--- DATA SHOWN ---

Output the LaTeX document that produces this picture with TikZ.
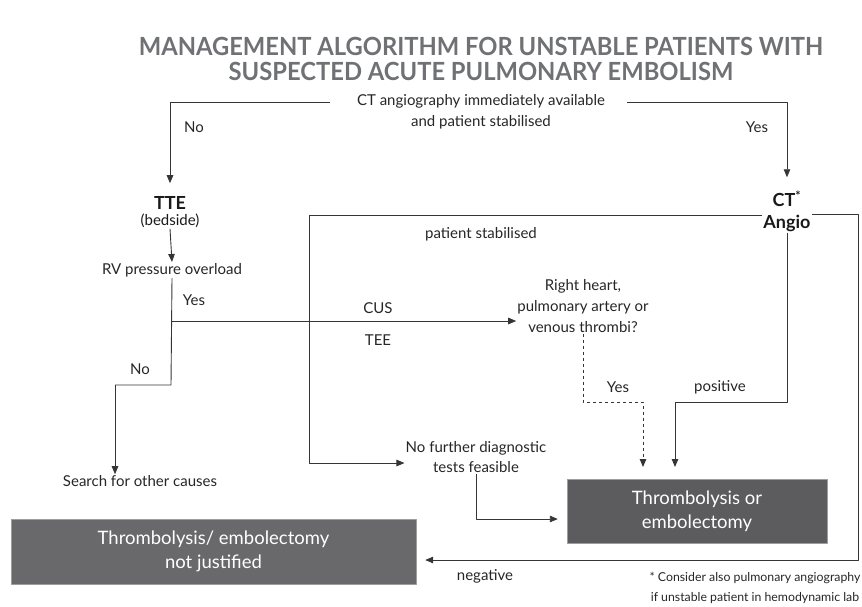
\documentclass[tikz,border=0pt]{standalone}
\usepackage{fontspec}
\setmainfont{Lato}
\newfontfamily\titlefont[FakeStretch=0.95]{Lato}
\usetikzlibrary{arrows.meta,positioning,calc}
\definecolor{linegray}{HTML}{353535}
\definecolor{boxgray}{HTML}{5C5C5E}
\definecolor{titlegray}{HTML}{707174}
\tikzset{
  txt/.style={align=center, text=black!85, inner sep=1pt, font=\fontsize{15}{21}\selectfont},
  bold/.style={align=center, text=black!90, inner sep=1pt, font=\fontsize{18}{22}\selectfont\bfseries},
  darkbox/.style={fill=boxgray, draw=boxgray!60, text=white, align=center, inner sep=0pt, font=\fontsize{18.5}{24}\selectfont},
  flow/.style={draw=linegray, line width=0.9pt, -{Triangle[width=6.5pt,length=8pt]}},
  plain/.style={draw=linegray, line width=0.9pt},
  every label/.style={text=black!85, inner sep=1pt, font=\fontsize{15}{18}\selectfont}
}
\begin{document}
\begin{tikzpicture}[line join=round, x=1pt, y=-1pt]
\useasboundingbox (0,0) rectangle (862,606);
\node[text=titlegray, align=center, font=\titlefont\bfseries\fontsize{25}{25}\selectfont] (title) at (481,59)
  {MANAGEMENT ALGORITHM FOR UNSTABLE PATIENTS WITH\\SUSPECTED ACUTE PULMONARY EMBOLISM};
\node[txt] (ctq) at (481,112) {CT angiography immediately available\\and patient stabilised};
\node[bold, font=\fontsize{18}{16}\selectfont\bfseries] (tte) at (170,212) {TTE\\\normalfont\fontsize{15}{16}\selectfont(bedside)};
\node[txt] (rv) at (172,270) {RV pressure overload};
\node[bold] (angio) at (787,211) {CT\textsuperscript{*}\\Angio};
\node[txt] (rh) at (583,306) {Right heart,\\pulmonary artery or\\venous thrombi?};
\node[txt, font=\fontsize{15}{20}\selectfont] (nofurther) at (476,457) {No further diagnostic\\tests feasible};
\node[txt] (search) at (140,481) {Search for other causes};
\node[darkbox, minimum width=260pt, minimum height=64pt] (thromb) at (697,511) {Thrombolysis or\\embolectomy};
\node[darkbox, minimum width=405pt, minimum height=65pt, fill=boxgray!92] (notjust) at (213.5,551.5) {Thrombolysis/ embolectomy\\not justified};
\node[txt, font=\fontsize{12.3}{20}\selectfont] (foot) at (755,588) {* Consider also pulmonary angiography\\if unstable patient in hemodynamic lab};

\coordinate (ctL) at (330,102);
\coordinate (ctR) at (627,102);
\coordinate (jY) at (171,321);
\coordinate (jNo) at (171,385);
\coordinate (jStab) at (309,215);
\coordinate (jPos) at (787,402);
\coordinate (jDash) at (583,402);
\coordinate (jNeg) at (858,214);
\draw[flow, shorten >=12pt] (ctL) -| (tte.north);
\draw[flow, shorten >=12pt] (ctR) -| (angio.north);
\draw[flow] (tte.south) -- (rv.north);
\draw[plain] (rv.south) -- (jNo) -| ++(-56,0) coordinate (jSearch);
\draw[flow] (jSearch) -- ([xshift=-25pt]search.north);
\draw[flow] (jY) -- (jY -| rh.west);
\draw[flow, {Triangle[width=6.5pt,length=8pt]}-] (nofurther.west |- 0,463) -| (jStab) -- (jStab -| angio.west);
\draw[flow, shorten >=9pt] (angio.east |- jNeg) -- (jNeg) |- (notjust.east |- 0,560);
\draw[flow, shorten >=12pt] (angio.south) -- (jPos) -| (675,479);
\draw[flow, dashed, shorten >=12pt] (rh.south) -- (jDash) -| (643,479);
\draw[flow, shorten >=9pt] (nofurther.south) |- (thromb.west |- 0,519);

\node at (194,127) [every label] {No};
\node at (757,127) [every label] {Yes};
\node at (194,300) [every label] {Yes};
\node at (140,369) [every label] {No};
\node at (378,308) [every label] {CUS};
\node at (378,340) [every label] {TEE};
\node at (481,234) [every label] {patient stabilised};
\node at (618,387) [every label] {Yes};
\node at (720,387) [every label] {positive};
\node at (485,576) [every label] {negative};
\end{tikzpicture}
\end{document}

---

* _DIRECTIVE_
Make an exact reproduction of the listing above, without any pictures.

* _EXERCISE OUTPUT_
Output the LaTeX document that produces this picture with TikZ.
\documentclass[tikz,border=0pt]{standalone}
\usepackage{fontspec}
\setmainfont{Lato}
\newfontfamily\titlefont[FakeStretch=0.95]{Lato}
\usetikzlibrary{arrows.meta,positioning,calc}
\definecolor{linegray}{HTML}{353535}
\definecolor{boxgray}{HTML}{5C5C5E}
\definecolor{titlegray}{HTML}{707174}
\tikzset{
  txt/.style={align=center, text=black!85, inner sep=1pt, font=\fontsize{15}{21}\selectfont},
  bold/.style={align=center, text=black!90, inner sep=1pt, font=\fontsize{18}{22}\selectfont\bfseries},
  darkbox/.style={fill=boxgray, draw=boxgray!60, text=white, align=center, inner sep=0pt, font=\fontsize{18.5}{24}\selectfont},
  flow/.style={draw=linegray, line width=0.9pt, -{Triangle[width=6.5pt,length=8pt]}},
  plain/.style={draw=linegray, line width=0.9pt},
  every label/.style={text=black!85, inner sep=1pt, font=\fontsize{15}{18}\selectfont}
}
\begin{document}
\begin{tikzpicture}[line join=round, x=1pt, y=-1pt]
\useasboundingbox (0,0) rectangle (862,606);
\node[text=titlegray, align=center, font=\titlefont\bfseries\fontsize{25}{25}\selectfont] (title) at (481,59)
  {MANAGEMENT ALGORITHM FOR UNSTABLE PATIENTS WITH\\SUSPECTED ACUTE PULMONARY EMBOLISM};
\node[txt] (ctq) at (481,112) {CT angiography immediately available\\and patient stabilised};
\node[bold, font=\fontsize{18}{16}\selectfont\bfseries] (tte) at (170,212) {TTE\\\normalfont\fontsize{15}{16}\selectfont(bedside)};
\node[txt] (rv) at (172,270) {RV pressure overload};
\node[bold] (angio) at (787,211) {CT\textsuperscript{*}\\Angio};
\node[txt] (rh) at (583,306) {Right heart,\\pulmonary artery or\\venous thrombi?};
\node[txt, font=\fontsize{15}{20}\selectfont] (nofurther) at (476,457) {No further diagnostic\\tests feasible};
\node[txt] (search) at (140,481) {Search for other causes};
\node[darkbox, minimum width=260pt, minimum height=64pt] (thromb) at (697,511) {Thrombolysis or\\embolectomy};
\node[darkbox, minimum width=405pt, minimum height=65pt, fill=boxgray!92] (notjust) at (213.5,551.5) {Thrombolysis/ embolectomy\\not justified};
\node[txt, font=\fontsize{12.3}{20}\selectfont] (foot) at (755,588) {* Consider also pulmonary angiography\\if unstable patient in hemodynamic lab};

\coordinate (ctL) at (330,102);
\coordinate (ctR) at (627,102);
\coordinate (jY) at (171,321);
\coordinate (jNo) at (171,385);
\coordinate (jStab) at (309,215);
\coordinate (jPos) at (787,402);
\coordinate (jDash) at (583,402);
\coordinate (jNeg) at (858,214);
\draw[flow, shorten >=12pt] (ctL) -| (tte.north);
\draw[flow, shorten >=12pt] (ctR) -| (angio.north);
\draw[flow] (tte.south) -- (rv.north);
\draw[plain] (rv.south) -- (jNo) -| ++(-56,0) coordinate (jSearch);
\draw[flow] (jSearch) -- ([xshift=-25pt]search.north);
\draw[flow] (jY) -- (jY -| rh.west);
\draw[flow, {Triangle[width=6.5pt,length=8pt]}-] (nofurther.west |- 0,463) -| (jStab) -- (jStab -| angio.west);
\draw[flow, shorten >=9pt] (angio.east |- jNeg) -- (jNeg) |- (notjust.east |- 0,560);
\draw[flow, shorten >=12pt] (angio.south) -- (jPos) -| (675,479);
\draw[flow, dashed, shorten >=12pt] (rh.south) -- (jDash) -| (643,479);
\draw[flow, shorten >=9pt] (nofurther.south) |- (thromb.west |- 0,519);

\node at (194,127) [every label] {No};
\node at (757,127) [every label] {Yes};
\node at (194,300) [every label] {Yes};
\node at (140,369) [every label] {No};
\node at (378,308) [every label] {CUS};
\node at (378,340) [every label] {TEE};
\node at (481,234) [every label] {patient stabilised};
\node at (618,387) [every label] {Yes};
\node at (720,387) [every label] {positive};
\node at (485,576) [every label] {negative};
\end{tikzpicture}
\end{document}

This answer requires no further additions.